Even before Kimberley and I knew we were having a baby, I knew I was looking forward to being that "cool dad" who can build anything for his Kids. Science projects and Halloween costumes are going to be epic in our household in the years to come. I've always enjoyed hacking for myself, and I always knew I'd end up hacking for my kids, but this little project sort of sneaked up on me. Its appropriate that this "Baby's First Hack" fits perfectly in the nature of most good hacks: It was a simple fix for a problem that needed solving only because of limitations in the original design of a product.

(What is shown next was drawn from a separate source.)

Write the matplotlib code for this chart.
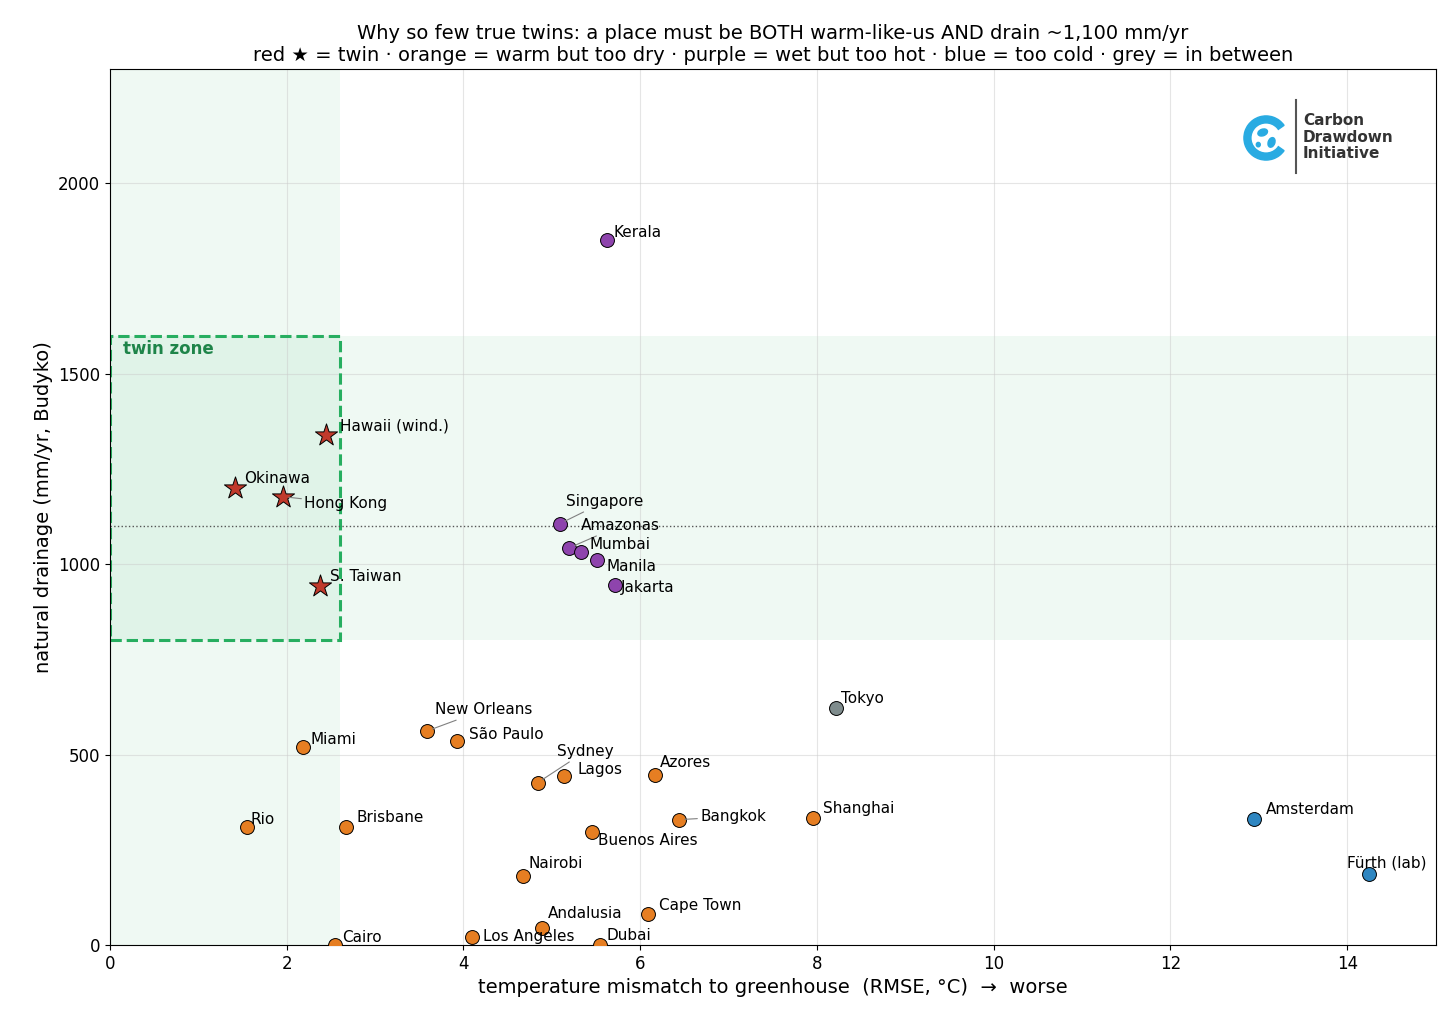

As Kimberley and I were starting to move into the nursery after all the paint and wainscoting was finished, she ran into a problem installing her preferred mobile, the Tiny Love "Sweet Island Dreams". She preferred this one because it played real classical music, recorded with a real orchestra, not dumbed down MIDI or electronic noise. However, our new crib has a very wide cap rail (click first pic to see), and there wasn't enough "bite" in the mounting system to attach the mobile. Examining the mount, I could immediately see where the manufacturer could have solved this problem for us by making the mount for the threaded post more adjustable (a few more molded in slots for the "lock" in the back of the plate would have sufficed), but as is so often the case, this was apparently designed as a "one size fits some" solution.
Enter Baby's First hack. I cut a mounting plate from some 3/16" aluminum sheet I had in my shop that allowed me to drop down the mounting spindle to allow the mobile to fit over our wide crib rail. The resulting mount and its clearly Autobot-logo outline was purely a bonus. At least my daughter will grow up to fight Decepticons.
The most complicated part of this whole mini-project was getting the mounting flange off the back of the mobile. Everything in this toy is secured with a weird triangular anti-tamper screw that I've never seen before. It gave me an excuse to finally buy the 100piece anti-tamper bit set I've been eyeballing, and fortunately one of the tri-wing bits included gave me enough leverage to remove the screws, even though it wasn't the correct bit.
After that, it was simply a matter of screwing the mounting spindle to my new mount, then attaching that where the locking flange used to be on the back of the mobile. Since this mount covers the battery compartment (and will thus need to be removed for battery changes), I replaced the tamper proof screws with some Phillips-head screws from my collection of parts removed during previous hacks. In a rare move, I went ahead and discarded the tamper screws rather than save them, as they're a subtle affront from the manufacturer. Remember the Hacker's creed: If you can't open it, you don't own it. Anti-tamper fasteners are just another way that manufacturers try to trap you as a consumer. Devices are designed to be hard to repair or modify so that you have to buy another one as soon as it ceases to meet your needs.